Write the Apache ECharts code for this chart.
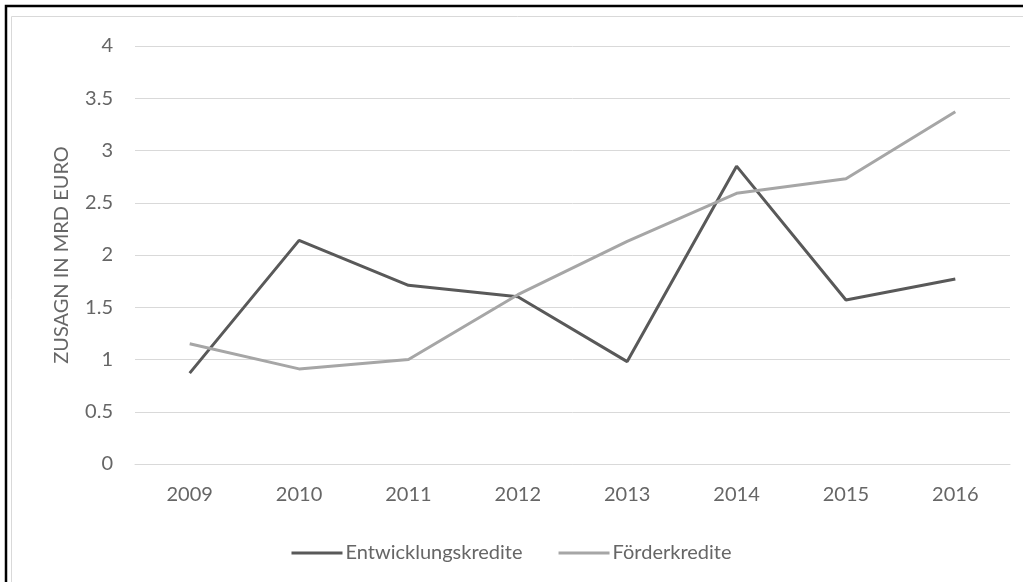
<!DOCTYPE html>
<html>
<head>
<meta charset="utf-8">
<script src="https://cdn.jsdelivr.net/npm/echarts@6/dist/echarts.min.js"></script>
<style>
  html, body { margin: 0; padding: 0; background: #fff; }
  #chart { width: 1023px; height: 582px; }
</style>
</head>
<body>
<div id="chart"></div>
<script>
// data
var years = ['2009', '2010', '2011', '2012', '2013', '2014', '2015', '2016'];
var entwicklung = [0.87, 2.14, 1.71, 1.60, 0.98, 2.85, 1.57, 1.77];
var foerder = [1.15, 0.91, 1.00, 1.62, 2.13, 2.59, 2.73, 3.37];
var yTicks = ['0', '0.5', '1', '1.5', '2', '2.5', '3', '3.5', '4'];

var font = 'Lato, "Open Sans", sans-serif';
var chart = echarts.init(document.getElementById('chart'));

chart.setOption({
  animation: false,
  textStyle: { fontFamily: font },
  graphic: [
    // outer black frame (top + left)
    {
      type: 'polyline',
      shape: { points: [[6, 582], [6, 6], [1023, 6]] },
      style: { stroke: '#000', lineWidth: 2.5, fill: null }
    },
    // inner light frame
    {
      type: 'rect',
      shape: { x: 11.5, y: 16.5, width: 1030, height: 600 },
      style: { stroke: '#d9d9d9', lineWidth: 1, fill: null }
    }
  ],
  legend: {
    top: 538,
    left: 'center',
    itemWidth: 51,
    itemHeight: 3,
    itemGap: 36,
    icon: 'rect',
    textStyle: { color: '#666', fontSize: 20, fontFamily: font, padding: [0, 0, 0, -2] },
    data: ['Entwicklungskredite', 'Förderkredite']
  },
  grid: { left: 135, right: 13, top: 46, bottom: 118 },
  xAxis: {
    type: 'category',
    data: years,
    boundaryGap: true,
    axisLine: { show: true, lineStyle: { color: '#d9d9d9' } },
    axisTick: { show: false },
    axisLabel: { color: '#666', fontSize: 20, margin: 21 }
  },
  yAxis: {
    type: 'value',
    min: 0,
    max: 4,
    interval: 0.5,
    name: 'ZUSAGN IN MRD EURO',
    nameLocation: 'middle',
    nameGap: 63,
    nameRotate: 90,
    nameTextStyle: { color: '#666', fontSize: 20, fontFamily: font },
    axisLine: { show: false },
    axisTick: { show: false },
    axisLabel: {
      color: '#666', fontSize: 20, margin: 22,
      formatter: function (v) { return yTicks[Math.round(v / 0.5)]; }
    },
    splitLine: { lineStyle: { color: '#d9d9d9', width: 1 } }
  },
  series: [
    {
      name: 'Entwicklungskredite',
      type: 'line',
      data: entwicklung,
      symbol: 'none',
      color: '#595959',
      lineStyle: { width: 3, color: '#595959' }
    },
    {
      name: 'Förderkredite',
      type: 'line',
      data: foerder,
      symbol: 'none',
      color: '#a6a6a6',
      lineStyle: { width: 3, color: '#a6a6a6' }
    }
  ]
});
</script>
</body>
</html>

◆ **PROBLEM DESCRIPTION**:
Reproduce the data verbatim. Do not carry any picture into the copy.

◆ **WORKED SOLUTION**:
Write the Apache ECharts code for this chart.
<!DOCTYPE html>
<html>
<head>
<meta charset="utf-8">
<script src="https://cdn.jsdelivr.net/npm/echarts@6/dist/echarts.min.js"></script>
<style>
  html, body { margin: 0; padding: 0; background: #fff; }
  #chart { width: 1023px; height: 582px; }
</style>
</head>
<body>
<div id="chart"></div>
<script>
// data
var years = ['2009', '2010', '2011', '2012', '2013', '2014', '2015', '2016'];
var entwicklung = [0.87, 2.14, 1.71, 1.60, 0.98, 2.85, 1.57, 1.77];
var foerder = [1.15, 0.91, 1.00, 1.62, 2.13, 2.59, 2.73, 3.37];
var yTicks = ['0', '0.5', '1', '1.5', '2', '2.5', '3', '3.5', '4'];

var font = 'Lato, "Open Sans", sans-serif';
var chart = echarts.init(document.getElementById('chart'));

chart.setOption({
  animation: false,
  textStyle: { fontFamily: font },
  graphic: [
    // outer black frame (top + left)
    {
      type: 'polyline',
      shape: { points: [[6, 582], [6, 6], [1023, 6]] },
      style: { stroke: '#000', lineWidth: 2.5, fill: null }
    },
    // inner light frame
    {
      type: 'rect',
      shape: { x: 11.5, y: 16.5, width: 1030, height: 600 },
      style: { stroke: '#d9d9d9', lineWidth: 1, fill: null }
    }
  ],
  legend: {
    top: 538,
    left: 'center',
    itemWidth: 51,
    itemHeight: 3,
    itemGap: 36,
    icon: 'rect',
    textStyle: { color: '#666', fontSize: 20, fontFamily: font, padding: [0, 0, 0, -2] },
    data: ['Entwicklungskredite', 'Förderkredite']
  },
  grid: { left: 135, right: 13, top: 46, bottom: 118 },
  xAxis: {
    type: 'category',
    data: years,
    boundaryGap: true,
    axisLine: { show: true, lineStyle: { color: '#d9d9d9' } },
    axisTick: { show: false },
    axisLabel: { color: '#666', fontSize: 20, margin: 21 }
  },
  yAxis: {
    type: 'value',
    min: 0,
    max: 4,
    interval: 0.5,
    name: 'ZUSAGN IN MRD EURO',
    nameLocation: 'middle',
    nameGap: 63,
    nameRotate: 90,
    nameTextStyle: { color: '#666', fontSize: 20, fontFamily: font },
    axisLine: { show: false },
    axisTick: { show: false },
    axisLabel: {
      color: '#666', fontSize: 20, margin: 22,
      formatter: function (v) { return yTicks[Math.round(v / 0.5)]; }
    },
    splitLine: { lineStyle: { color: '#d9d9d9', width: 1 } }
  },
  series: [
    {
      name: 'Entwicklungskredite',
      type: 'line',
      data: entwicklung,
      symbol: 'none',
      color: '#595959',
      lineStyle: { width: 3, color: '#595959' }
    },
    {
      name: 'Förderkredite',
      type: 'line',
      data: foerder,
      symbol: 'none',
      color: '#a6a6a6',
      lineStyle: { width: 3, color: '#a6a6a6' }
    }
  ]
});
</script>
</body>
</html>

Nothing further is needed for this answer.